— BEGIN Provided data —

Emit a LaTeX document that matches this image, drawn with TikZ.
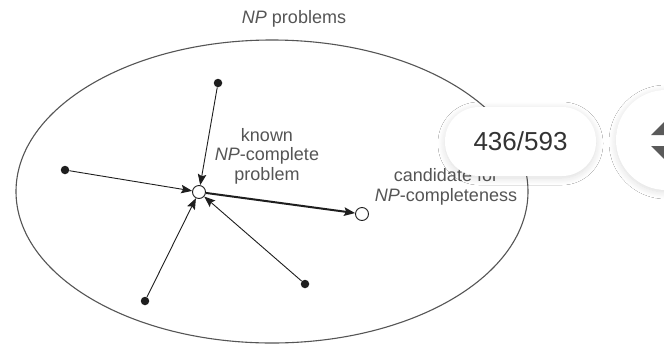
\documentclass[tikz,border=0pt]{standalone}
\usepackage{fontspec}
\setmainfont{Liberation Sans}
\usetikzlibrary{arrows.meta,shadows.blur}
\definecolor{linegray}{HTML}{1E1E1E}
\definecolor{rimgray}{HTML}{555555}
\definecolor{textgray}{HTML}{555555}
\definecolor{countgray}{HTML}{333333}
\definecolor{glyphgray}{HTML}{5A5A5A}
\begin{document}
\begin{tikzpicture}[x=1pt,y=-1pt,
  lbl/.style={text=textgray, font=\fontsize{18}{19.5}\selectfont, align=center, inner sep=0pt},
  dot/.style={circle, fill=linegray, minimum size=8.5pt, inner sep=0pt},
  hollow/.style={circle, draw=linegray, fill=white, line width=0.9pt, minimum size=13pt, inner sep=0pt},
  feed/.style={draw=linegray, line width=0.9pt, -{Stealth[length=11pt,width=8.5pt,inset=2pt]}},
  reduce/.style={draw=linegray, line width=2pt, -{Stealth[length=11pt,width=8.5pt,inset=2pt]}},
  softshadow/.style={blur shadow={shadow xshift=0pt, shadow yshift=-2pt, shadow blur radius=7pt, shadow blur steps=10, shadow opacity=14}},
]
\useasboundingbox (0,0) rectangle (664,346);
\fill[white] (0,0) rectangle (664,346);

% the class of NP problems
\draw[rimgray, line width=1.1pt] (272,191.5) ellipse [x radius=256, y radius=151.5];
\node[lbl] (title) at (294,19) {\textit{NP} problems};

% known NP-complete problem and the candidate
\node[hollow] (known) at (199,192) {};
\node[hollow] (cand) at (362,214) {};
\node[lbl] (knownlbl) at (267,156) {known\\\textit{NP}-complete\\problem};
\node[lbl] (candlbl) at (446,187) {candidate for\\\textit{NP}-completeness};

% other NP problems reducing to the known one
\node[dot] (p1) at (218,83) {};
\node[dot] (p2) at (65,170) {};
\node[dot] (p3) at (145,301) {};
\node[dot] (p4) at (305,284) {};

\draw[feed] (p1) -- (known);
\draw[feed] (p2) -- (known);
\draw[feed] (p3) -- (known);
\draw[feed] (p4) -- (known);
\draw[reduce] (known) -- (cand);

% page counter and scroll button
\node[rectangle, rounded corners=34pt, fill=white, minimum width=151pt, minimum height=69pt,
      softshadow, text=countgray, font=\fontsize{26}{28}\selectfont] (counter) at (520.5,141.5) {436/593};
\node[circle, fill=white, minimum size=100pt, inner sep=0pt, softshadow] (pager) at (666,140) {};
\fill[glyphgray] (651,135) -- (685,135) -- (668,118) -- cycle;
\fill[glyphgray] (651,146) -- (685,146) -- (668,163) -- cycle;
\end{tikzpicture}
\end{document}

— END Provided data —

Write out again exactly the lines from the start of the data above through the line containing "(known) -- (cand);", inclusive, excluding any pictures.

* **Output for this task**
Emit a LaTeX document that matches this image, drawn with TikZ.
\documentclass[tikz,border=0pt]{standalone}
\usepackage{fontspec}
\setmainfont{Liberation Sans}
\usetikzlibrary{arrows.meta,shadows.blur}
\definecolor{linegray}{HTML}{1E1E1E}
\definecolor{rimgray}{HTML}{555555}
\definecolor{textgray}{HTML}{555555}
\definecolor{countgray}{HTML}{333333}
\definecolor{glyphgray}{HTML}{5A5A5A}
\begin{document}
\begin{tikzpicture}[x=1pt,y=-1pt,
  lbl/.style={text=textgray, font=\fontsize{18}{19.5}\selectfont, align=center, inner sep=0pt},
  dot/.style={circle, fill=linegray, minimum size=8.5pt, inner sep=0pt},
  hollow/.style={circle, draw=linegray, fill=white, line width=0.9pt, minimum size=13pt, inner sep=0pt},
  feed/.style={draw=linegray, line width=0.9pt, -{Stealth[length=11pt,width=8.5pt,inset=2pt]}},
  reduce/.style={draw=linegray, line width=2pt, -{Stealth[length=11pt,width=8.5pt,inset=2pt]}},
  softshadow/.style={blur shadow={shadow xshift=0pt, shadow yshift=-2pt, shadow blur radius=7pt, shadow blur steps=10, shadow opacity=14}},
]
\useasboundingbox (0,0) rectangle (664,346);
\fill[white] (0,0) rectangle (664,346);

% the class of NP problems
\draw[rimgray, line width=1.1pt] (272,191.5) ellipse [x radius=256, y radius=151.5];
\node[lbl] (title) at (294,19) {\textit{NP} problems};

% known NP-complete problem and the candidate
\node[hollow] (known) at (199,192) {};
\node[hollow] (cand) at (362,214) {};
\node[lbl] (knownlbl) at (267,156) {known\\\textit{NP}-complete\\problem};
\node[lbl] (candlbl) at (446,187) {candidate for\\\textit{NP}-completeness};

% other NP problems reducing to the known one
\node[dot] (p1) at (218,83) {};
\node[dot] (p2) at (65,170) {};
\node[dot] (p3) at (145,301) {};
\node[dot] (p4) at (305,284) {};

\draw[feed] (p1) -- (known);
\draw[feed] (p2) -- (known);
\draw[feed] (p3) -- (known);
\draw[feed] (p4) -- (known);
\draw[reduce] (known) -- (cand);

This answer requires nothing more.